Netflix Lets Us Avoid 130 Hours of Commercials a Year

By  · Published on August 20th, 2015

According to Exstreamist, who was nice enough to do the math, Netflix saves each average user 130 hours of commercials every year. That’s, wow, a lot of commercials. That’s 15,600 30-second spots you don’t have to watch while you’re watching TV shows and movies on the streaming service.

Extreamist puts it in terms of gaining 65 extra movies. Of course, they’d have to be Netflix movies, so get ready for most of them to be stand-up specials and B-horror flicks from the 1970s. And maybe some of these.

This number – along with the steady rise in average hours spent on Netflix – should make some executives reach for their brown pants. It’s a double whammy with the loss of ad revenue stemming from fans who don’t watch shows when they air.
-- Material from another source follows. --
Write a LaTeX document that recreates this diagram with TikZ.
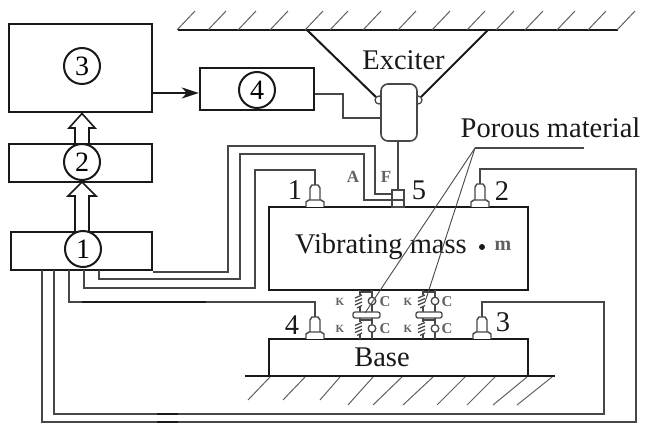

Naturally, this is a shift that’s been coming for years, but cold mathematics like this show how far on the other side of it we are. People warning about the coming storm don’t realize they’re already drenched at this point.

This comes at the same time as an avalanche of programming – a pile of scripted shows so numerous that you couldn’t catch up with all of them even if you were watching one series per day for a year. Linda Holmes at NPR lays it out in terms stark enough to match with Exstreamist’s:

There’s this huge amount of television, but there are also so many different ways that people watch it now. I counted 25 different ways that you can watch a network or cable show; that doesn’t even include Netflix.”

She goes on to recognize the bright side of the maul: a great amount of quality and diversity of people making shows, starring in shows, potentially getting their start on shows, as well as an impressive number of different stories being told.

The concern is completely with the imbalance, though. Holmes points to FX Chief John Landgraf’s recent “There is simply too much television,” comment – an admission that the sheer amount of TV being produced makes it inherently difficult for great shows to rise up out of the good. The question, then, is what kind of shows and how many will a new structure support. I imagine there isn’t a single fan who isn’t happy to lose 130 hours of commercials, but the ugly truth is that advertising has been the foundation for TV shows since the beginning, and something has to pay for craft services and dolly shots. We can celebrate every Honda ad we don’t have to suffer through, but something will eventually give way. We can’t have both freedom from commercials and a giant selection of stellar shows. At this early stage, it’s unclear how long a juggernaut can stand on thin ice.

An overwhelming amount of content and few ways to make money off it? Sounds like the internet really has infected television.